Given request: Reproduce every record exactly as it appears, but not the pictures.

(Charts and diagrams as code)
──────────

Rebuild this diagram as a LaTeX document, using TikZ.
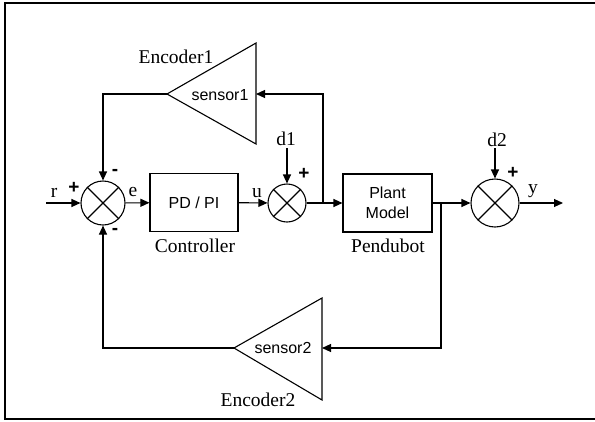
\documentclass[tikz,border=0pt]{standalone}
\usepackage{fontspec}
\setmainfont{Liberation Serif}
\setsansfont{Liberation Sans}
\usetikzlibrary{arrows.meta}
\begin{document}
\begin{tikzpicture}[x=1pt,y=-1pt,
  line width=1.1pt,
  >={Triangle[length=9pt,width=8pt]},
  blk/.style={draw,minimum width=88pt,minimum height=58pt,inner sep=0pt,
    font=\sffamily\fontsize{16}{20}\selectfont,align=center},
  sumc/.style={draw,circle,inner sep=0pt,minimum size=#1},
  lbl/.style={font=\fontsize{19.5}{22}\selectfont,inner sep=0pt},
  sns/.style={font=\sffamily\fontsize{16}{19}\selectfont,inner sep=0pt},
  sgn/.style={font=\sffamily\bfseries\fontsize{19}{21}\selectfont,inner sep=0pt},
  frame/.style={line width=1.6pt}
]
\useasboundingbox (0,0) rectangle (595,421);
% frame
\draw[frame] (597,3) -- (5,3) -- (5,419) -- (597,419);

% summing junctions
\node[sumc=44pt] (s1) at (103,203) {};
\node[sumc=38pt] (s2) at (287,203) {};
\node[sumc=48pt] (s3) at (495,203) {};
\foreach \s in {s1,s2,s3}{
  \draw (\s.north east) -- (\s.south west);
  \draw (\s.north west) -- (\s.south east);
}

% blocks
\node[blk] (pd) at (194,202.5) {PD / PI};
\node[blk,minimum width=89pt] (pl) at (387.5,203) {Plant\\Model};
\node[lbl] (ctl) at (195,246) {Controller};
\node[lbl] (pen) at (388,246) {Pendubot};

% sensor triangles
\coordinate (t1a) at (167,94);
\coordinate (t1b) at (256,94);
\draw (256,43) -- (t1a) -- (256,144) -- cycle;
\node[sns] (t1txt) at (220,95) {sensor1};
\node[lbl] (enc1) at (176,57) {Encoder1};

\coordinate (t2a) at (234,348);
\coordinate (t2b) at (322,348);
\draw (322,298) -- (t2a) -- (322,400) -- cycle;
\node[sns] (t2txt) at (283,348) {sensor2};
\node[lbl] (enc2) at (258,400) {Encoder2};

% signal labels
\node[lbl] (r) at (54,193) {r};
\node[lbl] (e) at (133,192) {e};
\node[lbl] (u) at (257,193) {u};
\node[lbl] (y) at (533,191) {y};
\node[lbl] (d1) at (286,139) {d1};
\node[lbl] (d2) at (497,140) {d2};

% signs
\node[sgn] (p1) at (74,188) {+};
\node[sgn] (m1) at (115,172) {-};
\node[sgn] (m2) at (115,231) {-};
\node[sgn] (p2) at (304,174) {+};
\node[sgn] (p3) at (513,173) {+};

% connectors
\coordinate (in) at (46,203);
\coordinate (b1) at (323,203);
\coordinate (b2) at (441,203);
\coordinate (out) at (563,203);
\coordinate (d1s) at (287,148);
\coordinate (d2s) at (495,148);

\draw[->] (in) -- (s1);
\draw[->] (s1) -- (pd);
\draw[->] (pd) -- (s2);
\draw[->] (s2) -- (pl);
\draw[->] (b1) |- (t1b);
\draw[->] (t1a) -| (s1);
\draw[->] (pl) -- (s3);
\draw[->] (b2) |- (t2b);
\draw[->] (t2a) -| (s1);
\draw[->] (s3) -- (out);
\draw[->] (d1s) -- (s2);
\draw[->] (d2s) -- (s3);
\end{tikzpicture}
\end{document}
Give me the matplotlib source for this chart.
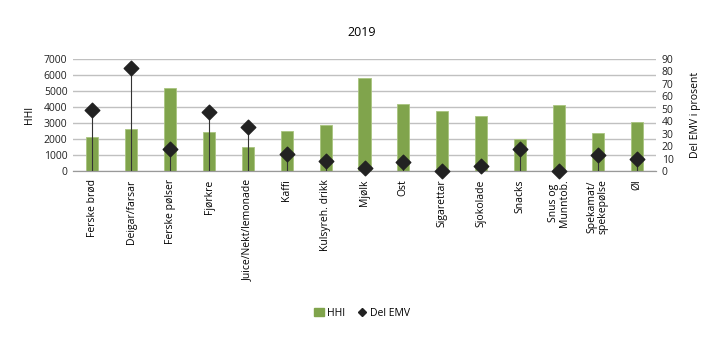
import numpy as np
import matplotlib.pyplot as plt
from matplotlib.lines import Line2D
from matplotlib.patches import Patch

plt.rcParams['font.family'] = ['Open Sans', 'DejaVu Sans']

categories = ["Ferske brød", "Deigar/farsar", "Ferske pølser", "Fjørkre",
              "Juice/Nekt/lemonade", "Kaffi", "Kulsyreh. drikk", "Mjølk", "Ost",
              "Sigarettar", "Sjokolade", "Snacks", "Snus og\nMunntob.",
              "Spekamat/\nspekepølse", "Øl"]
hhi = [2150, 2600, 5170, 2440, 1500, 2480, 2875, 5830, 4170,
       3750, 3440, 2020, 4100, 2400, 3040]
del_emv = [49.0, 82.8, 17.9, 47.4, 35.1, 13.9, 7.8, 2.7, 7.0,
           0.0, 4.0, 17.4, 0.3, 12.9, 9.6]
left_ticks = [0, 1000, 2000, 3000, 4000, 5000, 6000, 7000]
right_ticks = [0, 10, 20, 30, 40, 50, 60, 70, 80, 90]

green = "#80a44c"
dark = "#222222"
grid = "#c0c0c0"

fig = plt.figure(figsize=(7.2, 3.41), dpi=100)
ax = fig.add_axes([73 / 720, 1 - 171 / 341, (656 - 73) / 720, (171 - 59) / 341])
ax2 = ax.twinx()

x = np.arange(len(categories))
ax.bar(x, hhi, width=0.31, color=green, edgecolor="#a9c47f", linewidth=0.6, zorder=2)
ax.set_ylim(0, 7000)
ax.set_xlim(-0.5, len(categories) - 0.5)
ax.set_yticks(left_ticks)
ax.yaxis.grid(True, color=grid, linewidth=1.0, zorder=0)
ax.set_axisbelow(True)

ax2.vlines(x, 0, del_emv, color="#333333", linewidth=0.8, zorder=3)
ax2.scatter(x, del_emv, marker="D", s=55, color=dark, zorder=4, clip_on=False)
ax2.set_ylim(0, 90)
ax2.set_yticks(right_ticks)

for a in (ax, ax2):
    for s in ("top", "left", "right"):
        a.spines[s].set_visible(False)
    a.spines["bottom"].set_color("#999999")
    a.tick_params(axis="y", length=0, labelsize=7.5, colors="#222222", pad=4)

ax.set_xticks(x)
ax.set_xticklabels(categories, rotation=90, fontsize=7.5, va="top", ha="center",
                   linespacing=1.0)
ax.tick_params(axis="x", length=0, pad=6)

ax.set_ylabel("HHI", fontsize=7.5, labelpad=6)
ax2.set_ylabel("Del EMV i prosent", fontsize=7.5, labelpad=12)

fig.text(362 / 720, 1 - 33 / 341, "2019", ha="center", va="center", fontsize=9)

handles = [Patch(facecolor=green, edgecolor=green, label="HHI"),
           Line2D([], [], marker="D", color=dark, linestyle="none", markersize=4.5,
                  label="Del EMV")]
fig.legend(handles=handles, loc="center", bbox_to_anchor=(362 / 720, 1 - 313 / 341),
           ncol=2, frameon=False, fontsize=7.5, handlelength=0.9, handletextpad=0.3,
           columnspacing=1.2)

plt.savefig("out.png", dpi=100)
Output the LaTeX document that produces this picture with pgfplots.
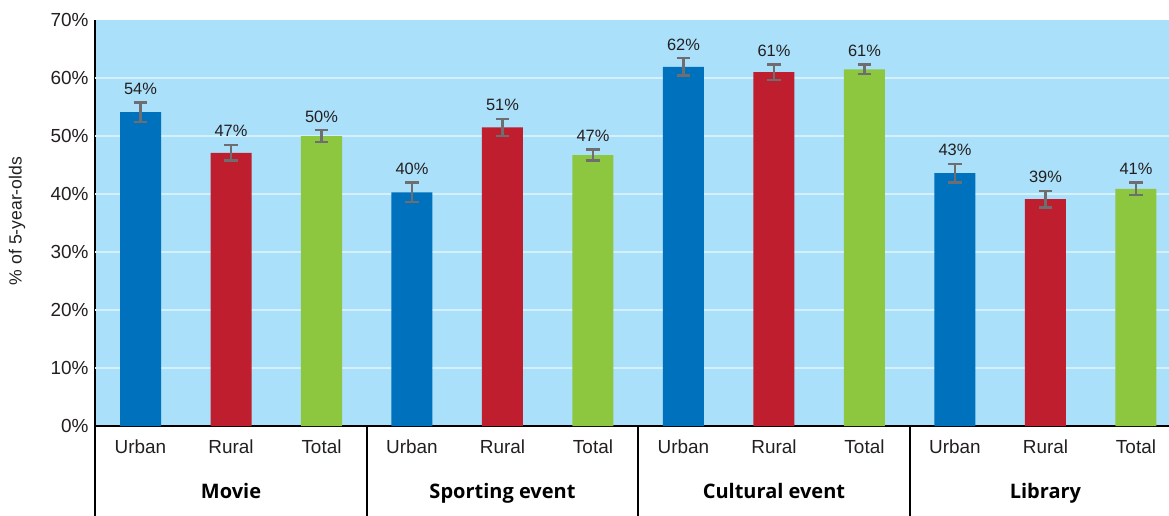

──────────

Result of this task:
Rebuild this diagram as a LaTeX document, using TikZ.
\documentclass[tikz,border=0pt]{standalone}
\usepackage{fontspec}
\setmainfont{Liberation Serif}
\setsansfont{Liberation Sans}
\usetikzlibrary{arrows.meta}
\begin{document}
\begin{tikzpicture}[x=1pt,y=-1pt,
  line width=1.1pt,
  >={Triangle[length=9pt,width=8pt]},
  blk/.style={draw,minimum width=88pt,minimum height=58pt,inner sep=0pt,
    font=\sffamily\fontsize{16}{20}\selectfont,align=center},
  sumc/.style={draw,circle,inner sep=0pt,minimum size=#1},
  lbl/.style={font=\fontsize{19.5}{22}\selectfont,inner sep=0pt},
  sns/.style={font=\sffamily\fontsize{16}{19}\selectfont,inner sep=0pt},
  sgn/.style={font=\sffamily\bfseries\fontsize{19}{21}\selectfont,inner sep=0pt},
  frame/.style={line width=1.6pt}
]
\useasboundingbox (0,0) rectangle (595,421);
% frame
\draw[frame] (597,3) -- (5,3) -- (5,419) -- (597,419);

% summing junctions
\node[sumc=44pt] (s1) at (103,203) {};
\node[sumc=38pt] (s2) at (287,203) {};
\node[sumc=48pt] (s3) at (495,203) {};
\foreach \s in {s1,s2,s3}{
  \draw (\s.north east) -- (\s.south west);
  \draw (\s.north west) -- (\s.south east);
}

% blocks
\node[blk] (pd) at (194,202.5) {PD / PI};
\node[blk,minimum width=89pt] (pl) at (387.5,203) {Plant\\Model};
\node[lbl] (ctl) at (195,246) {Controller};
\node[lbl] (pen) at (388,246) {Pendubot};

% sensor triangles
\coordinate (t1a) at (167,94);
\coordinate (t1b) at (256,94);
\draw (256,43) -- (t1a) -- (256,144) -- cycle;
\node[sns] (t1txt) at (220,95) {sensor1};
\node[lbl] (enc1) at (176,57) {Encoder1};

\coordinate (t2a) at (234,348);
\coordinate (t2b) at (322,348);
\draw (322,298) -- (t2a) -- (322,400) -- cycle;
\node[sns] (t2txt) at (283,348) {sensor2};
\node[lbl] (enc2) at (258,400) {Encoder2};

% signal labels
\node[lbl] (r) at (54,193) {r};
\node[lbl] (e) at (133,192) {e};
\node[lbl] (u) at (257,193) {u};
\node[lbl] (y) at (533,191) {y};
\node[lbl] (d1) at (286,139) {d1};
\node[lbl] (d2) at (497,140) {d2};

% signs
\node[sgn] (p1) at (74,188) {+};
\node[sgn] (m1) at (115,172) {-};
\node[sgn] (m2) at (115,231) {-};
\node[sgn] (p2) at (304,174) {+};
\node[sgn] (p3) at (513,173) {+};

% connectors
\coordinate (in) at (46,203);
\coordinate (b1) at (323,203);
\coordinate (b2) at (441,203);
\coordinate (out) at (563,203);
\coordinate (d1s) at (287,148);
\coordinate (d2s) at (495,148);

\draw[->] (in) -- (s1);
\draw[->] (s1) -- (pd);
\draw[->] (pd) -- (s2);
\draw[->] (s2) -- (pl);
\draw[->] (b1) |- (t1b);
\draw[->] (t1a) -| (s1);
\draw[->] (pl) -- (s3);
\draw[->] (b2) |- (t2b);
\draw[->] (t2a) -| (s1);
\draw[->] (s3) -- (out);
\draw[->] (d1s) -- (s2);
\draw[->] (d2s) -- (s3);
\end{tikzpicture}
\end{document}
Give me the matplotlib source for this chart.
import numpy as np
import matplotlib.pyplot as plt
from matplotlib.lines import Line2D
from matplotlib.patches import Patch

plt.rcParams['font.family'] = ['Open Sans', 'DejaVu Sans']

categories = ["Ferske brød", "Deigar/farsar", "Ferske pølser", "Fjørkre",
              "Juice/Nekt/lemonade", "Kaffi", "Kulsyreh. drikk", "Mjølk", "Ost",
              "Sigarettar", "Sjokolade", "Snacks", "Snus og\nMunntob.",
              "Spekamat/\nspekepølse", "Øl"]
hhi = [2150, 2600, 5170, 2440, 1500, 2480, 2875, 5830, 4170,
       3750, 3440, 2020, 4100, 2400, 3040]
del_emv = [49.0, 82.8, 17.9, 47.4, 35.1, 13.9, 7.8, 2.7, 7.0,
           0.0, 4.0, 17.4, 0.3, 12.9, 9.6]
left_ticks = [0, 1000, 2000, 3000, 4000, 5000, 6000, 7000]
right_ticks = [0, 10, 20, 30, 40, 50, 60, 70, 80, 90]

green = "#80a44c"
dark = "#222222"
grid = "#c0c0c0"

fig = plt.figure(figsize=(7.2, 3.41), dpi=100)
ax = fig.add_axes([73 / 720, 1 - 171 / 341, (656 - 73) / 720, (171 - 59) / 341])
ax2 = ax.twinx()

x = np.arange(len(categories))
ax.bar(x, hhi, width=0.31, color=green, edgecolor="#a9c47f", linewidth=0.6, zorder=2)
ax.set_ylim(0, 7000)
ax.set_xlim(-0.5, len(categories) - 0.5)
ax.set_yticks(left_ticks)
ax.yaxis.grid(True, color=grid, linewidth=1.0, zorder=0)
ax.set_axisbelow(True)

ax2.vlines(x, 0, del_emv, color="#333333", linewidth=0.8, zorder=3)
ax2.scatter(x, del_emv, marker="D", s=55, color=dark, zorder=4, clip_on=False)
ax2.set_ylim(0, 90)
ax2.set_yticks(right_ticks)

for a in (ax, ax2):
    for s in ("top", "left", "right"):
        a.spines[s].set_visible(False)
    a.spines["bottom"].set_color("#999999")
    a.tick_params(axis="y", length=0, labelsize=7.5, colors="#222222", pad=4)

ax.set_xticks(x)
ax.set_xticklabels(categories, rotation=90, fontsize=7.5, va="top", ha="center",
                   linespacing=1.0)
ax.tick_params(axis="x", length=0, pad=6)

ax.set_ylabel("HHI", fontsize=7.5, labelpad=6)
ax2.set_ylabel("Del EMV i prosent", fontsize=7.5, labelpad=12)

fig.text(362 / 720, 1 - 33 / 341, "2019", ha="center", va="center", fontsize=9)

handles = [Patch(facecolor=green, edgecolor=green, label="HHI"),
           Line2D([], [], marker="D", color=dark, linestyle="none", markersize=4.5,
                  label="Del EMV")]
fig.legend(handles=handles, loc="center", bbox_to_anchor=(362 / 720, 1 - 313 / 341),
           ncol=2, frameon=False, fontsize=7.5, handlelength=0.9, handletextpad=0.3,
           columnspacing=1.2)

plt.savefig("out.png", dpi=100)
Output the LaTeX document that produces this picture with pgfplots.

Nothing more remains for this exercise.